I was introduced to the term one-off with a slightly different meaning than the one Grant gave. I interned at a company that made small unmanned aircraft, and the complete ground control setup. There, I recall using the term one-off to refer to a product that has been modified from the standard configuration, usually to suit the needs of a particular customer, with no intention of it becoming a new product. Occasionally, of course, they would realize that the idea was marketable and make it into a standard product, but not always. These weren't completely custom, so much as a system that might have one or two custom components that integrated into the standard system.

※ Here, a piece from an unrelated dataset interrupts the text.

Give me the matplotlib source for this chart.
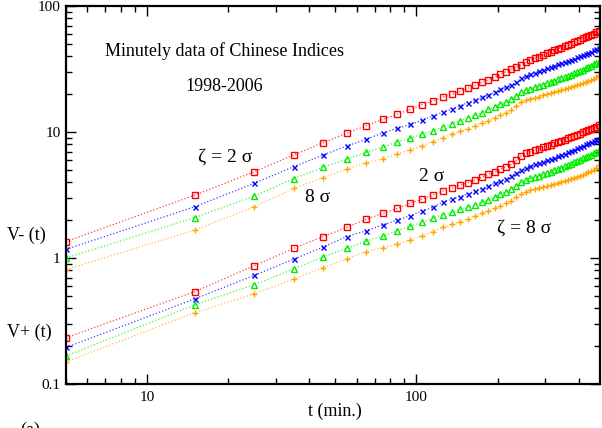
import numpy as np
import matplotlib
matplotlib.use('Agg')
from matplotlib import pyplot as plt
from matplotlib.ticker import FixedLocator, FixedFormatter, LogLocator, NullFormatter

# time lags (minutes)
t = np.arange(5, 480, 10)

# V-(t), zeta = 2, 4, 6, 8 sigma
vm_2 = [1.35, 3.15, 4.84, 6.57, 8.22, 9.77, 11.2, 12.6, 13.9, 15.1, 16.5, 17.6, 19.0, 19.9, 21.0, 22.2,
        23.5, 24.8, 26.0, 27.2, 28.7, 30.1, 31.6, 32.6, 34.3, 35.9, 37.3, 38.5, 39.6, 40.9, 42.2, 43.4,
        44.5, 45.6, 46.7, 47.9, 49.0, 50.2, 51.5, 52.7, 54.0, 55.4, 56.7, 57.8, 58.9, 60.3, 61.8, 63.3]
vm_4 = [1.17, 2.55, 3.92, 5.30, 6.57, 7.74, 8.75, 9.82, 10.7, 11.5, 12.4, 13.4, 14.4, 15.2, 16.1, 17.1,
        17.9, 18.8, 19.7, 20.7, 21.8, 22.6, 23.7, 25.0, 26.6, 27.8, 28.7, 29.6, 30.5, 31.2, 32.0, 32.8,
        33.6, 34.5, 35.1, 35.9, 36.6, 37.5, 38.2, 39.2, 39.9, 40.8, 41.6, 42.6, 43.4, 44.5, 45.3, 46.2]
vm_6 = [1.00, 2.09, 3.10, 4.26, 5.25, 6.07, 6.90, 7.60, 8.33, 8.92, 9.64, 10.2, 11.0, 11.6, 12.3, 12.9,
        13.6, 14.2, 15.1, 15.7, 16.7, 17.3, 18.2, 19.3, 20.8, 21.5, 22.1, 22.6, 23.2, 23.7, 24.3, 24.9,
        25.5, 26.2, 26.7, 27.3, 28.0, 28.5, 29.2, 29.9, 30.7, 31.2, 32.0, 32.8, 33.6, 34.5, 35.3, 36.1]
vm_8 = [0.81, 1.66, 2.55, 3.57, 4.34, 5.06, 5.71, 6.14, 6.69, 7.24, 7.78, 8.38, 9.00, 9.58, 10.1, 10.6,
        11.2, 11.7, 12.3, 12.9, 13.6, 14.2, 15.0, 16.1, 17.3, 17.8, 18.3, 18.7, 19.1, 19.6, 19.9, 20.3,
        20.7, 21.0, 21.4, 21.8, 22.2, 22.6, 23.0, 23.5, 23.9, 24.3, 24.8, 25.2, 25.9, 26.5, 27.3, 28.3]

# V+(t), zeta = 2, 4, 6, 8 sigma
vp_2 = [0.233, 0.54, 0.869, 1.19, 1.48, 1.75, 2.03, 2.26, 2.48, 2.72, 2.94, 3.16, 3.40, 3.57, 3.78, 3.96,
        4.16, 4.37, 4.62, 4.79, 5.06, 5.31, 5.54, 5.95, 6.49, 6.78, 6.98, 7.19, 7.37, 7.56, 7.74, 7.93,
        8.13, 8.33, 8.48, 8.69, 8.91, 9.07, 9.30, 9.52, 9.70, 9.94, 10.1, 10.4, 10.6, 10.8, 11.0, 11.3]
vp_4 = [0.195, 0.473, 0.728, 0.98, 1.22, 1.48, 1.64, 1.83, 2.00, 2.17, 2.36, 2.52, 2.78, 2.92, 3.07, 3.22,
        3.40, 3.55, 3.73, 3.92, 4.08, 4.24, 4.48, 4.70, 4.99, 5.21, 5.37, 5.54, 5.67, 5.82, 5.96, 6.10,
        6.25, 6.41, 6.57, 6.73, 6.90, 7.07, 7.24, 7.42, 7.60, 7.79, 7.98, 8.13, 8.33, 8.48, 8.69, 8.85]
vp_6 = [0.167, 0.424, 0.614, 0.818, 1.02, 1.19, 1.36, 1.50, 1.65, 1.79, 1.92, 2.07, 2.21, 2.30, 2.43, 2.53,
        2.63, 2.77, 2.89, 3.03, 3.22, 3.36, 3.51, 3.73, 4.01, 4.16, 4.29, 4.39, 4.50, 4.61, 4.73, 4.84,
        4.96, 5.08, 5.21, 5.34, 5.47, 5.61, 5.75, 5.89, 6.03, 6.18, 6.33, 6.49, 6.61, 6.78, 6.94, 7.11]
vp_8 = [0.150, 0.368, 0.521, 0.68, 0.84, 0.98, 1.12, 1.21, 1.29, 1.39, 1.50, 1.62, 1.75, 1.85, 1.94, 2.04,
        2.15, 2.26, 2.37, 2.48, 2.60, 2.72, 2.85, 3.03, 3.25, 3.36, 3.46, 3.55, 3.61, 3.68, 3.75, 3.82,
        3.89, 3.96, 4.03, 4.11, 4.18, 4.26, 4.34, 4.42, 4.50, 4.58, 4.70, 4.79, 4.90, 5.02, 5.21, 5.44]

xticks = [10, 100]
yticks = [0.1, 1, 10, 100]
ytick_labels = ['0.1', '1', '10', '100']

plt.rcParams['font.family'] = ['Liberation Serif', 'DejaVu Serif']

W, H = 602, 428
fig = plt.figure(figsize=(W / 100, H / 100), dpi=100)
ax = fig.add_axes([66 / W, 1 - 384 / H, (600 - 66) / W, (384 - 6) / H])

styles = [
    ('#ff0000', 's', 4.2, 'none'),
    ('#0000ff', 'x', 3.6, None),
    ('#00ee00', '^', 4.4, 'none'),
    ('#ffa500', '+', 5.0, None),
]
for series in ([vm_2, vm_4, vm_6, vm_8], [vp_2, vp_4, vp_6, vp_8]):
    for y, (c, m, ms, fc) in zip(series, styles):
        # dotted connecting line, a bit paler than the markers
        ax.plot(t, y, color=c, linestyle=':', linewidth=0.9, alpha=0.75)
        kw = dict(color=c, marker=m, markersize=ms, markeredgewidth=1.0, linestyle='none')
        if fc is not None:
            kw['markerfacecolor'] = fc
        ax.plot(t, y, **kw)

ax.set_xscale('log')
ax.set_yscale('log')
ax.set_xlim(5, 480)
ax.set_ylim(0.1, 100)

ax.xaxis.set_major_locator(FixedLocator(xticks))
ax.xaxis.set_major_formatter(FixedFormatter([str(v) for v in xticks]))
ax.xaxis.set_minor_locator(LogLocator(base=10, subs=np.arange(2, 10)))
ax.xaxis.set_minor_formatter(NullFormatter())
ax.yaxis.set_major_locator(FixedLocator(yticks))
ax.yaxis.set_major_formatter(FixedFormatter(ytick_labels))
ax.yaxis.set_minor_locator(LogLocator(base=10, subs=np.arange(2, 10)))
ax.yaxis.set_minor_formatter(NullFormatter())

ax.tick_params(which='both', direction='in', top=True, right=True, width=1.0, labelsize=11)
ax.tick_params(which='major', length=7)
ax.tick_params(which='minor', length=4)
ax.tick_params(axis='x', pad=5)
ax.tick_params(axis='y', pad=4)
for s in ax.spines.values():
    s.set_linewidth(1.6)


def ftext(x, y, s, **kw):
    fig.text(x / W, 1 - y / H, s, va='baseline', **kw)


ftext(105, 56, 'Minutely data of Chinese Indices', fontsize=13)
ftext(185, 91, '1998-2006', fontsize=13)
ftext(198, 162, 'ζ = 2 σ', fontsize=14)
ftext(305, 202, '8 σ', fontsize=14)
ftext(419, 181, '2 σ', fontsize=14)
ftext(497, 233, 'ζ = 8 σ', fontsize=14)
ftext(7, 240, 'V- (t)', fontsize=13)
ftext(7, 337, 'V+ (t)', fontsize=13)
ftext(335, 416, 't (min.)', fontsize=13, ha='center')
ftext(20, 435, '(a)', fontsize=13)

fig.savefig('out.png', dpi=100)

As I understood it, the distinction was important because engineering costs for standard products was overhead, and wasn't (directly) passed on to the customer, but the one-off costs were billed directly to the customer requesting them. Also, there were many quality processes for standard products, but if something was declared a one-off, the requirements were much more relaxed.

With that usage, I'd assumed that it referred to an item/product that had one feature/aspect/component that was different than the standard, or "off of" it.

7:39AM
Apr-13-10


David Hoffman

Brooklyn, NY

Member

posts 21

I have to say that I was distressed and depressed that even you two, Grant and Martha, word nerds exemplar, don't share my love of old-fashioned printed dictionaries. Even typing the word "old-fashioned" in the last sentence broke my heart a little.

My wife and I have two unabridgeds on our shelf – a one-volume Webster's New Universal, and a two-volume Shorter Oxford – one of which came into the relationship with each of us, and which we love running to with any possible excuse. We tried to register for the full unabridged OED when we got married last year, and were extremely disappointed to discover that it's now only available electronically.

I just love books – I can't read fiction off a screen either – and there's something magically tactile about searching through a huge tome of knowledge to find the word you need, actually touching all that information with your hands, that isn't replicated by a Google search.

Go Codices!

10:03PM
Apr-13-10


Grant Barrett

San Diego, California

Admin

posts 1212

Oh, don't get me wrong! I own hundreds of dictionaries and not as curiosities or collector's items, either. They're mostly workaday, normal dictionaries I turn to from time to time when I have questions.

It's just that, for many tasks, I can simply search the many dictionaries on my computer or on the Internet and get a decent answer much more quickly.